As already reported here in brief Elizabeth Edwards, who has published extensively over the last 30 years in the areas of photography, history and visual anthropology, will join De Montfort University (DMU) as the first Director of the Photographic History Research Centre.

Many of Professor Edwards’ edited books and monographs – such as Photography and Anthropology (1992), and Raw Histories (2001) – have become required reading across the subjects of photographic history, art history, history, anthropology and the history of science.
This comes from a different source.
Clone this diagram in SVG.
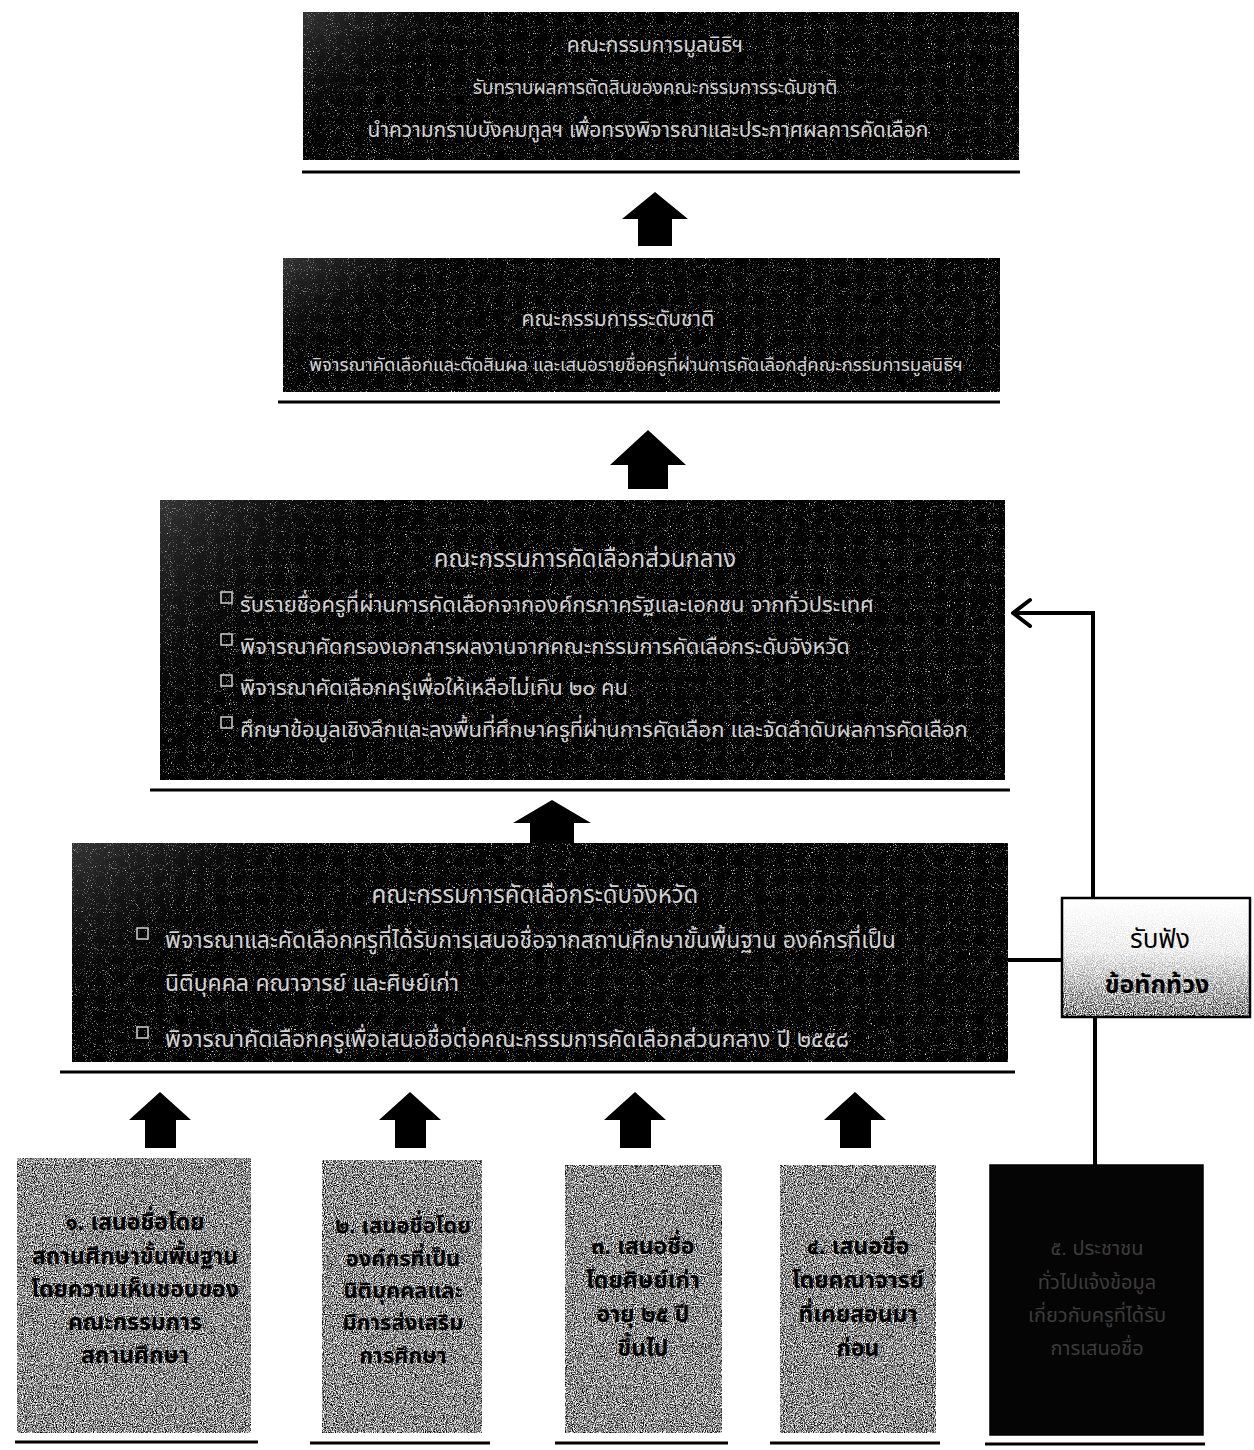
<svg xmlns="http://www.w3.org/2000/svg" width="1254" height="1450" viewBox="0 0 1254 1450">
<defs>
<filter id="grainMid" x="0" y="0" width="1" height="1" color-interpolation-filters="sRGB">
<feTurbulence type="fractalNoise" baseFrequency="0.9" numOctaves="2" seed="4" result="n"/>
<feColorMatrix in="n" type="matrix" values="2.6 0 0 0 -0.75  2.6 0 0 0 -0.75  2.6 0 0 0 -0.75  0 0 0 0 1" result="g"/>
<feComposite in="g" in2="SourceGraphic" operator="in"/>
</filter>
<filter id="grainDark" x="0" y="0" width="1" height="1" color-interpolation-filters="sRGB">
<feTurbulence type="fractalNoise" baseFrequency="0.95" numOctaves="2" seed="9" result="n"/>
<feColorMatrix in="n" type="matrix" values="4 0 0 0 -2.45  4 0 0 0 -2.45  4 0 0 0 -2.45  0 0 0 0 1" result="g"/>
<feComposite in="g" in2="SourceGraphic" operator="in"/>
</filter>
<linearGradient id="fadeWhite" x1="0" y1="0" x2="0" y2="1">
<stop offset="0" stop-color="#fff" stop-opacity="1"/>
<stop offset="0.45" stop-color="#fff" stop-opacity="0.85"/>
<stop offset="1" stop-color="#fff" stop-opacity="0"/>
</linearGradient>
<linearGradient id="darkShade" x1="0" y1="0" x2="1" y2="0.3">
<stop offset="0" stop-color="#777" stop-opacity="0.45"/>
<stop offset="0.3" stop-color="#000" stop-opacity="0"/>
</linearGradient>
</defs>
<style>
.dark{fill:#060606;}
.txtL{font-family:"Liberation Sans","Noto Sans Thai","Noto Sans",Tahoma,sans-serif;fill:#d2d2d2;}
.txtD{font-family:"Liberation Sans","Noto Sans Thai","Noto Sans",Tahoma,sans-serif;fill:#000;font-weight:bold;}
.rule{stroke:#000;stroke-width:3;}
.bul{fill:none;stroke:#cfcfcf;stroke-width:1.5;}
.arr{fill:#000;}
.conn{fill:none;stroke:#000;stroke-width:4;}
.chev{fill:none;stroke:#000;stroke-width:4;stroke-linecap:round;stroke-linejoin:round;}
</style>
<rect width="1254" height="1450" fill="#fff"/>

<g id="connectors">
<path class="arr" d="M655,192 L688,219 L672,219 L672,246 L638,246 L638,219 L622,219 Z"/>
<path class="arr" d="M648,430 L686,465 L668,465 L668,489 L628,489 L628,465 L610,465 Z"/>
<path class="arr" d="M552,800 L591,823 L574,823 L574,846 L530,846 L530,823 L513,823 Z"/>
<path class="arr" d="M160,1092 L191,1120 L176,1120 L176,1148 L145,1148 L145,1120 L129,1120 Z"/>
<path class="arr" d="M410,1092 L441,1120 L426,1120 L426,1148 L395,1148 L395,1120 L379,1120 Z"/>
<path class="arr" d="M635,1092 L666,1120 L651,1120 L651,1148 L620,1148 L620,1120 L604,1120 Z"/>
<path class="arr" d="M855,1092 L886,1120 L871,1120 L871,1148 L840,1148 L840,1120 L824,1120 Z"/>
<path class="conn" d="M1093,898 L1093,613 L1014,613"/>
<path class="chev" d="M1030,600 L1013,613 L1030,626"/>
<path class="conn" d="M1008,960 L1062,960"/>
<path class="conn" d="M1095,1017 L1095,1165"/>
</g>

<g id="node-foundation">
<rect class="dark" x="303" y="12" width="716" height="148"/>
<rect x="303" y="12" width="716" height="148" fill="#fff" filter="url(#grainDark)"/>
<rect x="303" y="12" width="716" height="148" fill="url(#darkShade)"/>
<line class="rule" x1="302" y1="172" x2="1020" y2="172"/>
<text class="txtL" x="655" y="52" font-size="21" text-anchor="middle">คณะกรรมการมูลนิธิฯ</text>
<text class="txtL" x="655" y="94" font-size="19" text-anchor="middle">รับทราบผลการตัดสินของคณะกรรมการระดับชาติ</text>
<text class="txtL" x="648" y="137" font-size="21" text-anchor="middle">นำความกราบบังคมทูลฯ เพื่อทรงพิจารณาและประกาศผลการคัดเลือก</text>
</g>

<g id="node-national">
<rect class="dark" x="283" y="258" width="717" height="134"/>
<rect x="283" y="258" width="717" height="134" fill="#fff" filter="url(#grainDark)"/>
<rect x="283" y="258" width="717" height="134" fill="url(#darkShade)"/>
<line class="rule" x1="278" y1="402" x2="1000" y2="402"/>
<text class="txtL" x="618" y="326" font-size="21" text-anchor="middle">คณะกรรมการระดับชาติ</text>
<text class="txtL" x="636" y="371" font-size="18.5" text-anchor="middle">พิจารณาคัดเลือกและตัดสินผล และเสนอรายชื่อครูที่ผ่านการคัดเลือกสู่คณะกรรมการมูลนิธิฯ</text>
</g>

<g id="node-central">
<rect class="dark" x="160" y="500" width="845" height="280"/>
<rect x="160" y="500" width="845" height="280" fill="#fff" filter="url(#grainDark)"/>
<rect x="160" y="500" width="845" height="280" fill="url(#darkShade)"/>
<line class="rule" x1="150" y1="790" x2="1010" y2="790"/>
<text class="txtL" x="585" y="567" font-size="24" text-anchor="middle">คณะกรรมการคัดเลือกส่วนกลาง</text>
<rect class="bul" x="221" y="592" width="11" height="11"/>
<rect class="bul" x="221" y="634" width="11" height="11"/>
<rect class="bul" x="221" y="675" width="11" height="11"/>
<rect class="bul" x="221" y="717" width="11" height="11"/>
<text class="txtL" x="240" y="612" font-size="22">รับรายชื่อครูที่ผ่านการคัดเลือกจากองค์กรภาครัฐและเอกชน จากทั่วประเทศ</text>
<text class="txtL" x="240" y="654" font-size="22">พิจารณาคัดกรองเอกสารผลงานจากคณะกรรมการคัดเลือกระดับจังหวัด</text>
<text class="txtL" x="240" y="695" font-size="22">พิจารณาคัดเลือกครูเพื่อให้เหลือไม่เกิน ๒๐ คน</text>
<text class="txtL" x="240" y="737" font-size="22">ศึกษาข้อมูลเชิงลึกและลงพื้นที่ศึกษาครูที่ผ่านการคัดเลือก และจัดลำดับผลการคัดเลือก</text>
</g>

<g id="node-provincial">
<rect class="dark" x="72" y="843" width="936" height="219"/>
<rect x="72" y="843" width="936" height="219" fill="#fff" filter="url(#grainDark)"/>
<rect x="72" y="843" width="936" height="219" fill="url(#darkShade)"/>
<line class="rule" x1="60" y1="1072" x2="1015" y2="1072"/>
<text class="txtL" x="535" y="903" font-size="24" text-anchor="middle">คณะกรรมการคัดเลือกระดับจังหวัด</text>
<rect class="bul" x="137" y="928" width="11" height="11"/>
<rect class="bul" x="137" y="1027" width="11" height="11"/>
<text class="txtL" x="165" y="948" font-size="23">พิจารณาและคัดเลือกครูที่ได้รับการเสนอชื่อจากสถานศึกษาขั้นพื้นฐาน องค์กรที่เป็น</text>
<text class="txtL" x="165" y="991" font-size="23">นิติบุคคล คณาจารย์ และศิษย์เก่า</text>
<text class="txtL" x="165" y="1047" font-size="23">พิจารณาคัดเลือกครูเพื่อเสนอชื่อต่อคณะกรรมการคัดเลือกส่วนกลาง ปี ๒๕๕๘</text>
</g>

<g id="node-objection">
<rect x="1062" y="898" width="188" height="119" fill="#fff"/>
<rect x="1062" y="898" width="188" height="119" fill="#fff" filter="url(#grainMid)"/>
<rect x="1062" y="898" width="188" height="119" fill="url(#fadeWhite)"/>
<rect x="1062" y="898" width="188" height="119" fill="none" stroke="#000" stroke-width="2.5"/>
<text x="1160" y="948" font-size="26" text-anchor="middle" font-family="Liberation Sans,Noto Sans Thai,sans-serif" fill="#000">รับฟัง</text>
<text class="txtD" x="1157" y="993" font-size="25" text-anchor="middle">ข้อทักท้วง</text>
</g>

<g id="node-nominate1">
<rect x="17" y="1158" width="234" height="275" fill="#fff" filter="url(#grainMid)"/>
<line class="rule" x1="15" y1="1442" x2="258" y2="1442"/>
<text class="txtD" x="135" y="1230" font-size="23" text-anchor="middle">๑. เสนอชื่อโดย</text>
<text class="txtD" x="135" y="1264" font-size="23" text-anchor="middle">สถานศึกษาขั้นพื้นฐาน</text>
<text class="txtD" x="135" y="1297" font-size="23" text-anchor="middle">โดยความเห็นชอบของ</text>
<text class="txtD" x="135" y="1330" font-size="23" text-anchor="middle">คณะกรรมการ</text>
<text class="txtD" x="135" y="1363" font-size="23" text-anchor="middle">สถานศึกษา</text>
</g>

<g id="node-nominate2">
<rect x="322" y="1160" width="160" height="273" fill="#fff" filter="url(#grainMid)"/>
<line class="rule" x1="310" y1="1443" x2="490" y2="1443"/>
<text class="txtD" x="403" y="1233" font-size="22" text-anchor="middle">๒. เสนอชื่อโดย</text>
<text class="txtD" x="403" y="1266" font-size="22" text-anchor="middle">องค์กรที่เป็น</text>
<text class="txtD" x="403" y="1298" font-size="22" text-anchor="middle">นิติบุคคลและ</text>
<text class="txtD" x="403" y="1330" font-size="22" text-anchor="middle">มีการส่งเสริม</text>
<text class="txtD" x="403" y="1363" font-size="22" text-anchor="middle">การศึกษา</text>
</g>

<g id="node-nominate3">
<rect x="565" y="1165" width="157" height="268" fill="#fff" filter="url(#grainMid)"/>
<line class="rule" x1="555" y1="1443" x2="728" y2="1443"/>
<text class="txtD" x="643" y="1254" font-size="23" text-anchor="middle">๓. เสนอชื่อ</text>
<text class="txtD" x="643" y="1288" font-size="23" text-anchor="middle">โดยศิษย์เก่า</text>
<text class="txtD" x="643" y="1322" font-size="23" text-anchor="middle">อายุ ๒๕ ปี</text>
<text class="txtD" x="643" y="1356" font-size="23" text-anchor="middle">ขึ้นไป</text>
</g>

<g id="node-nominate4">
<rect x="780" y="1165" width="156" height="268" fill="#fff" filter="url(#grainMid)"/>
<line class="rule" x1="770" y1="1443" x2="940" y2="1443"/>
<text class="txtD" x="858" y="1254" font-size="23" text-anchor="middle">๔. เสนอชื่อ</text>
<text class="txtD" x="858" y="1288" font-size="23" text-anchor="middle">โดยคณาจารย์</text>
<text class="txtD" x="858" y="1322" font-size="23" text-anchor="middle">ที่เคยสอนมา</text>
<text class="txtD" x="858" y="1356" font-size="23" text-anchor="middle">ก่อน</text>
</g>

<g id="node-nominate5">
<rect x="990" y="1165" width="213" height="270" fill="#050505" stroke="#000" stroke-width="1.5"/>
<line class="rule" x1="985" y1="1444" x2="1205" y2="1444"/>
<text x="1097" y="1255" font-size="20" text-anchor="middle" font-family="Liberation Sans,Noto Sans Thai,sans-serif" fill="#3c3c3c">๕. ประชาชน</text>
<text x="1097" y="1289" font-size="20" text-anchor="middle" font-family="Liberation Sans,Noto Sans Thai,sans-serif" fill="#3c3c3c">ทั่วไปแจ้งข้อมูล</text>
<text x="1097" y="1322" font-size="20" text-anchor="middle" font-family="Liberation Sans,Noto Sans Thai,sans-serif" fill="#3c3c3c">เกี่ยวกับครูที่ได้รับ</text>
<text x="1097" y="1355" font-size="20" text-anchor="middle" font-family="Liberation Sans,Noto Sans Thai,sans-serif" fill="#3c3c3c">การเสนอชื่อ</text>
</g>
</svg>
Her recent work includes the book, Photography, Anthropology and History (co-edited with Christopher Morton, 2009) and a forthcoming monograph with Duke University Press on photography and the historical imagination in late-Nineteenth- and early-Twentieth-Century England.
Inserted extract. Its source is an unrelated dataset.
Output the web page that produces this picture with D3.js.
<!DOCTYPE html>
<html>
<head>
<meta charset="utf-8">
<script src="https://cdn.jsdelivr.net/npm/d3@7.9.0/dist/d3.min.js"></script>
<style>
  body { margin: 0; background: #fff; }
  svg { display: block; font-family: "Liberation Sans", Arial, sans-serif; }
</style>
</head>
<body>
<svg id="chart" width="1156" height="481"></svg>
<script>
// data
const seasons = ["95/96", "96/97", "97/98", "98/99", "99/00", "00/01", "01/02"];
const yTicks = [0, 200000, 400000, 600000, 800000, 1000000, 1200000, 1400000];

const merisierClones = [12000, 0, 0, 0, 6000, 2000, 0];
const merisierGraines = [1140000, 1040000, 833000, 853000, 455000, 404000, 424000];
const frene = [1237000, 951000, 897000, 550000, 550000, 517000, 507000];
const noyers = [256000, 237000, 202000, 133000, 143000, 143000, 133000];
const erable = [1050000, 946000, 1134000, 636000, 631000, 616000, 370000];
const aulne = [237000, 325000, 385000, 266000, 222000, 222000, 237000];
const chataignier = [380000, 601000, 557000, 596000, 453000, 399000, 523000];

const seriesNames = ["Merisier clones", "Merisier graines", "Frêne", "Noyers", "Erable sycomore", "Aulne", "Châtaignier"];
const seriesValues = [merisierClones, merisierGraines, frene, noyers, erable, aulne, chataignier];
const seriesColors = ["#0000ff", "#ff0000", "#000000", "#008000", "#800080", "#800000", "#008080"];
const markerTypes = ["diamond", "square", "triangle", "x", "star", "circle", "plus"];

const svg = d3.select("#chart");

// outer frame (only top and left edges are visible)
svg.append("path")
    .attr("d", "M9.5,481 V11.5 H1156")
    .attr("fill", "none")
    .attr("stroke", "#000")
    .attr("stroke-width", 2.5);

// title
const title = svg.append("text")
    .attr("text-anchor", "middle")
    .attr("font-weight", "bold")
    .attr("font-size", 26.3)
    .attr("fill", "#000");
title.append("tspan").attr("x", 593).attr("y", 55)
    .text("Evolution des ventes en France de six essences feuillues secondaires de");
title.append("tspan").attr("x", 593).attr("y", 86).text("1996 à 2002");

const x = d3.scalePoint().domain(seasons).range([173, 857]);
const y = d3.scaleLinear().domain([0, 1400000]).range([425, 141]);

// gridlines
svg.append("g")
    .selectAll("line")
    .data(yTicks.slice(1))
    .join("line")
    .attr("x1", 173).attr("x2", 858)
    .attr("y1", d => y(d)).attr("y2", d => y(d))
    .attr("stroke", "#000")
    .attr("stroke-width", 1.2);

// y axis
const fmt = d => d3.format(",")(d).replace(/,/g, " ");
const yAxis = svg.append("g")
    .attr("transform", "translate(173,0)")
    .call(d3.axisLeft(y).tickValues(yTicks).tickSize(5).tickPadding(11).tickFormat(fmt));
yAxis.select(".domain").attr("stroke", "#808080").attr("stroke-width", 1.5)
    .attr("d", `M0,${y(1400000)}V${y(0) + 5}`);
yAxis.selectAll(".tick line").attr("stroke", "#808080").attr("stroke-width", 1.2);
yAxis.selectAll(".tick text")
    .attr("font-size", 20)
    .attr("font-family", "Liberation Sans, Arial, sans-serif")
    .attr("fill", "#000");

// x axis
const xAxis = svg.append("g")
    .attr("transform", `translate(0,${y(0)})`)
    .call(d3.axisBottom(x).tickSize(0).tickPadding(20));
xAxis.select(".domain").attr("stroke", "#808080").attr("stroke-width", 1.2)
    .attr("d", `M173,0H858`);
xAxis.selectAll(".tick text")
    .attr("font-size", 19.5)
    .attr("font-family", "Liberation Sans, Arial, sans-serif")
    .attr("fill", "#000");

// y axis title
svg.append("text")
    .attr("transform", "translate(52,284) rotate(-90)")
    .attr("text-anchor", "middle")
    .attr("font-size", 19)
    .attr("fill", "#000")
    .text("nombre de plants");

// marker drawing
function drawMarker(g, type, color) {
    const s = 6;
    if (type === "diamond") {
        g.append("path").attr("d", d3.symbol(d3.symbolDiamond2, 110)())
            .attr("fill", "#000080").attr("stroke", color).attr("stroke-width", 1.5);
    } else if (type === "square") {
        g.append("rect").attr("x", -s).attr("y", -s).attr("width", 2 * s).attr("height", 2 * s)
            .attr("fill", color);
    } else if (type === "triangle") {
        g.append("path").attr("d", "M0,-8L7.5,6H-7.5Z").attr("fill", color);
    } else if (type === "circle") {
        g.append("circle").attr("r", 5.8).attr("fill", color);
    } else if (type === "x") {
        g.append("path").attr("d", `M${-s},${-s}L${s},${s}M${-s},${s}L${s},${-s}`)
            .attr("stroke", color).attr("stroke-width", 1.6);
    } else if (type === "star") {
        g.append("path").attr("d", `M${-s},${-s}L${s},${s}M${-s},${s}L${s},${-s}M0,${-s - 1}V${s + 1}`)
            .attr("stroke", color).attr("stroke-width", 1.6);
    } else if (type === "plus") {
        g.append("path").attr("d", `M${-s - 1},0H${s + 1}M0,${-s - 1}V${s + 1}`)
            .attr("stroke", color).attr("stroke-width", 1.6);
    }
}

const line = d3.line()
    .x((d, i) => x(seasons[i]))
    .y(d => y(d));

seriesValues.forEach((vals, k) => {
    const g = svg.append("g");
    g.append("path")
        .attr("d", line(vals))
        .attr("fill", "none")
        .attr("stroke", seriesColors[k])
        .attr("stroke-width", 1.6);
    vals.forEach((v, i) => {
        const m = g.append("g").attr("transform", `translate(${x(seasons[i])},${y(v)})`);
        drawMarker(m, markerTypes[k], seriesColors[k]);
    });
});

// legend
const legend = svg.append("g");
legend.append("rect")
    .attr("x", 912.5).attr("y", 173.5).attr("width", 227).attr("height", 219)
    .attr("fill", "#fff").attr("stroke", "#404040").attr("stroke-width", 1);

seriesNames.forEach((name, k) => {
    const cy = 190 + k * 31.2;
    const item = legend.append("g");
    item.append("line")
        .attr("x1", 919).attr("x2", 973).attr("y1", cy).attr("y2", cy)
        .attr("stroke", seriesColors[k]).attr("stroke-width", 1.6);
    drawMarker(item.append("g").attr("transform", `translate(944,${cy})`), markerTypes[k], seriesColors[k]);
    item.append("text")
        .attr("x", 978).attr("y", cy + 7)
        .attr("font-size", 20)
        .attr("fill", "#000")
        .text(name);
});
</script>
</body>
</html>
She is known equally well for her collaborative efforts to digitise museum collections, most notably through the creation of The Tibet Album, British Photography in Central Tibet 1920-1950.
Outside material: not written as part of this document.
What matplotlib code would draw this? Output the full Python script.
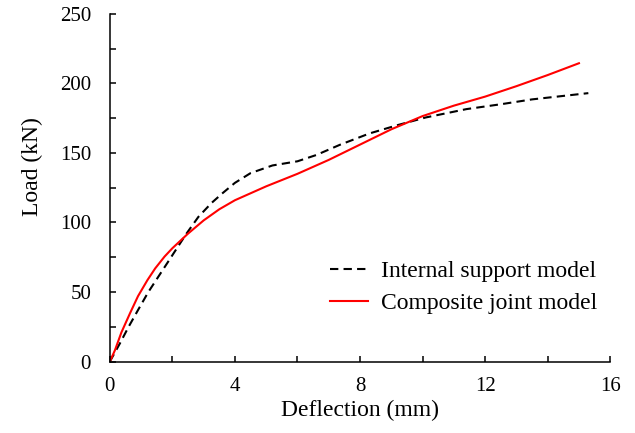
"""Load-deflection curves: internal support model vs composite joint model."""
import matplotlib
matplotlib.use("Agg")
import matplotlib.pyplot as plt
from matplotlib.ticker import MultipleLocator

plt.rcParams["font.family"] = ["Liberation Serif", "DejaVu Serif"]

# Internal support model (dashed)
defl_support = [0, 0.32, 0.6, 0.9, 1.23, 1.55, 1.87, 2.13, 2.45, 2.83, 3.25,
                3.6, 4.0, 4.5, 5.2, 6.0, 6.6, 7.35, 8.3, 9.2, 10.1, 11.4,
                12.5, 13.5, 14.5, 15.3]
load_support = [0, 13, 25, 37, 50, 61, 72, 81, 92, 104, 114, 121, 128.5,
                135.5, 141, 144, 148.5, 155.8, 164, 170, 175.5, 181.5, 185,
                188.5, 191, 193]

# Composite joint model (solid red)
defl_joint = [0, 0.16, 0.37, 0.65, 0.9, 1.2, 1.45, 1.75, 2.0, 2.5, 3.0, 3.5,
              4.0, 5.0, 6.0, 7.0, 8.0, 9.0, 10.0, 11.0, 12.0, 13.0, 14.0,
              15.0]
load_joint = [0, 8, 21, 35, 47, 58.5, 67, 75.5, 81.5, 92, 101.5, 109.5,
              116, 126, 135, 145, 156, 167, 176.5, 184, 190.5, 198, 206,
              214.5]

fig = plt.figure(figsize=(6.35, 4.33), dpi=100)
ax = fig.add_axes([0.173, 0.165, 0.788, 0.803])

ax.plot(defl_support, load_support, color="black", lw=1.5,
        linestyle=(0, (4, 2.5)), label="Internal support model")
ax.plot(defl_joint, load_joint, color="#FF0000", lw=1.5,
        label="Composite joint model")

ax.set_xlim(0, 16)
ax.set_ylim(0, 250)
ax.xaxis.set_major_locator(MultipleLocator(4))
ax.xaxis.set_minor_locator(MultipleLocator(2))
ax.yaxis.set_major_locator(MultipleLocator(50))
ax.yaxis.set_minor_locator(MultipleLocator(25))
ax.tick_params(which="both", direction="in", length=4, width=1.1,
               labelsize=15)
ax.tick_params(axis="x", pad=11)
ax.tick_params(axis="y", pad=13.5)

for side in ("top", "right"):
    ax.spines[side].set_visible(False)
for side in ("left", "bottom"):
    ax.spines[side].set_linewidth(1.1)

ax.set_xlabel("Deflection (mm)", fontsize=17, labelpad=3)
ax.set_ylabel("Load (kN)", fontsize=17, labelpad=12, y=0.56)

ax.legend(loc="center left", bbox_to_anchor=(0.44, 0.213), frameon=False,
          fontsize=17, borderpad=0, borderaxespad=0, handlelength=1.6,
          handletextpad=0.55, labelspacing=0.45)

fig.savefig("out.png", dpi=100)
Professor Edwards succeeds Emeritus Professor Roger Taylor, who retired last session. Professor Taylor’s research in photographic history prepared the formation the centre, as acknowledged in the 2008 Research Assessment Exercise.

Professor Edwards currently leads the HERA-funded project, ‘Photographs, Colonial Legacy and Museums in Contemporary European Culture’ (PhotoCLEC), which transfers to DMU with Professor Edwards. The university is also pleased to welcome Matthew Mead, the Research Fellow associated with this project.

Both Edwards and Mead joined the university on 1 June 2011.